Scottish poet and writer

Thomas Smibert (1810–1854) was a Scottish journalist, writer and poet.

==Life==
He was born on 8 February 1810 at Peebles, where his father, Thomas Smibert, a leather-merchant, was provost (1808–11); his mother's name was Janet Tait. Educated there, he was apprenticed to a druggist, and then qualified as a surgeon at Edinburgh University.

Smibert set up as a surgeon at Innerleithen, near Peebles, but left after a year when faced by personal and business problems. From Peebles he contributed to Chambers's Edinburgh Journal, of which he became sub-editor and editor between 1837 and 1842. During that period he wrote for the periodical about 650 literary articles, tales, and biographical sketches. He was also a large contributor to Chambers's Information for the People.
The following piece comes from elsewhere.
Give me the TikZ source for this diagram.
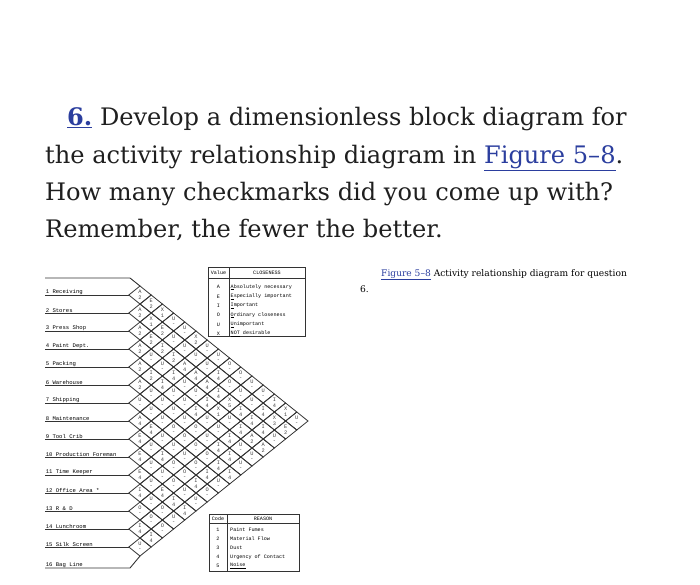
\documentclass[tikz,border=0pt]{standalone}
\usepackage{fontspec}
\setmainfont{DejaVu Serif}
\setmonofont{Liberation Mono}
\definecolor{lnk}{HTML}{2B3E9E}
\definecolor{grid}{HTML}{333333}
\begin{document}
\begin{tikzpicture}[x=1pt,y=-1pt,
  hd/.style={anchor=base west,inner sep=0,font=\fontsize{24.1}{30}\selectfont,text=black!88},
  dept/.style={anchor=south west,inner sep=0.6pt,font=\ttfamily\fontsize{5.6}{6}\selectfont},
  cell/.style={inner sep=0,font=\ttfamily\fontsize{5.3}{5.3}\selectfont,text=black!75},
  leg/.style={inner sep=0,font=\ttfamily\fontsize{5.1}{5.5}\selectfont},
  rowline/.style={draw=grid,line width=0.9pt},
  dia/.style={draw=grid,line width=0.8pt}]
\useasboundingbox (0,0) rectangle (700,584);
% header
\node[hd] (h1) at (67,125) {\textcolor{lnk}{\textbf{\underline{6.}}} Develop a dimensionless block diagram for};
\node[hd] (h2) at (45,163) {the activity relationship diagram in \textcolor{lnk}{\underline{Figure 5–8}}.};
\node[hd] (h3) at (45,200) {How many checkmarks did you come up with?};
\node[hd] (h4) at (45,237) {Remember, the fewer the better.};
% caption
\node[anchor=base west,inner sep=0,font=\fontsize{9.1}{10}\selectfont] (cap) at (381,276) {\textcolor{lnk}{\underline{Figure 5–8}} Activity relationship diagram for question};
\node[anchor=base west,inner sep=0,font=\fontsize{9.1}{10}\selectfont] (cap2) at (360,292) {6.};
% department lines
\draw[rowline] (45,278) -- (130,278) -- (140,286);
\foreach \k/\lab in {1/1 Receiving,2/2 Stores,3/3 Press Shop,4/4 Paint Dept.,5/5 Packing,6/6 Warehouse,7/7 Shipping,8/8 Maintenance,9/9 Tool Crib,10/10 Production Foreman,11/11 Time Keeper,12/12 Office Area *,13/13 R \& D,14/14 Lunchroom,15/15 Silk Screen}{
  \pgfmathsetmacro\yy{295+(\k-1)*18}
  \draw[rowline] (45,\yy) -- (128.8,\yy);
  \node[dept] (d\k) at (45,\yy) {\lab};
}
\draw[rowline] (45,568) -- (130,568) -- (140,556);
\node[dept] (d16) at (45,568) {16 Bag Line};
% grid
\foreach \L/\items in {3/{A/2},4/{E/2},5/{A/2,X/1},6/{X/1,U/-},7/{A/2,E/2,U/-},8/{E/2,U/-,X/2},
 9/{A/2,I/2,U/-,U/-},10/{U/-,I/2,U/-,U/-},11/{A/2,U/-,A/4,U/-,O/-},12/{I/2,I/4,A/4,I/4,O/-},
 13/{A/2,I/4,U/-,A/4,O/-,U/-},14/{U/-,U/-,U/-,I/4,U/-,U/-},15/{U/-,U/-,U/-,I/4,X/5,U/-,I/4},
 16/{U/-,U/-,I/4,X/1,I/4,I/4,X/1},17/{A/4,U/-,U/-,U/-,U/-,I/4,X/3,U/-},18/{E/4,O/-,O/-,U/-,I/4,I/4,E/2},
 19/{E/4,U/-,O/-,U/-,I/4,A/2,U/-},20/{U/-,U/-,O/-,I/4,U/-,A/2},21/{E/4,I/4,U/-,O/-,I/4,U/-},
 22/{U/-,O/-,O/-,I/4,U/-},23/{E/4,U/-,O/-,I/4,I/4},24/{U/-,O/-,I/4,U/-},25/{I/4,E/4,U/-,O/-},
 26/{U/-,I/4,U/-},27/{O/-,O/-,I/4},28/{O/-,U/-},29/{I/4,O/-},30/{I/4},31/{U/-}}{
  \foreach \a/\b [count=\n] in \items {
    \pgfmathsetmacro\dd{2*\n-mod(\L,2)}
    \pgfmathsetmacro\cx{140+(\dd-1)*11.2}
    \pgfmathsetmacro\cy{295+(\L-3)*9}
    \draw[dia] (\cx-11.2,\cy) -- (\cx,\cy-9) -- (\cx+11.2,\cy) -- (\cx,\cy+9) -- cycle;
    \node[cell] (c\L-\n) at (\cx,\cy-2.8) {\a};
    \node[cell] (n\L-\n) at (\cx,\cy+2.8) {\b};
  }
}
% closeness legend
\draw[grid,line width=0.8pt] (208,267) rectangle (305,336);
\draw[grid,line width=0.6pt] (229,267) -- (229,336) (208,278) -- (305,278);
\node[leg] (vh) at (218.5,272.5) {Value};
\node[leg] (ch) at (267,272.5) {CLOSENESS};
\foreach \v/\t [count=\m] in {A/\underline{A}bsolutely necessary,E/\underline{E}specially important,I/\underline{I}mportant,O/\underline{O}rdinary closeness,U/\underline{U}nimportant,X/\underline{NOT} desirable}{
  \node[leg] (lv\m) at (218.5,278+\m*9.3) {\v};
  \node[leg,anchor=west] (lt\m) at (230.5,278+\m*9.3) {\t};
}
% reason legend
\draw[grid,line width=0.8pt] (209,514) rectangle (299,571);
\draw[grid,line width=0.6pt] (227,514) -- (227,571) (209,523) -- (299,523);
\node[leg] (rh1) at (218,518.5) {Code};
\node[leg] (rh2) at (263,518.5) {REASON};
\foreach \t [count=\m] in {Paint Fumes,Material Flow,Dust,Urgency of Contact,\underline{Noise}}{
  \node[leg] (rv\m) at (218,521+\m*9) {\m};
  \node[leg,anchor=west] (rt\m) at (230,521+\m*9) {\t};
}
\end{tikzpicture}
\end{document}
In 1842 Smibert became sub-editor of The Scotsman, but a legacy meant he shortly dropped journalism for literature. In his later years he was a frequent contributor to Hogg's Instructor. He died at Edinburgh on 16 January 1854.

==Works==
Smibert wrote:

- Condé's Wife (1842), a historical play that had a run of nine nights at the Edinburgh Theatre Royal.
- Clans of the Highlands of Scotland (Edinburgh, 1850).
- Io Anche! Poems chiefly Lyrical (Edinburgh, 1851), a collection of his verse including the song The Scottish Widow's Lament, with a Tweeddale setting and in dialect.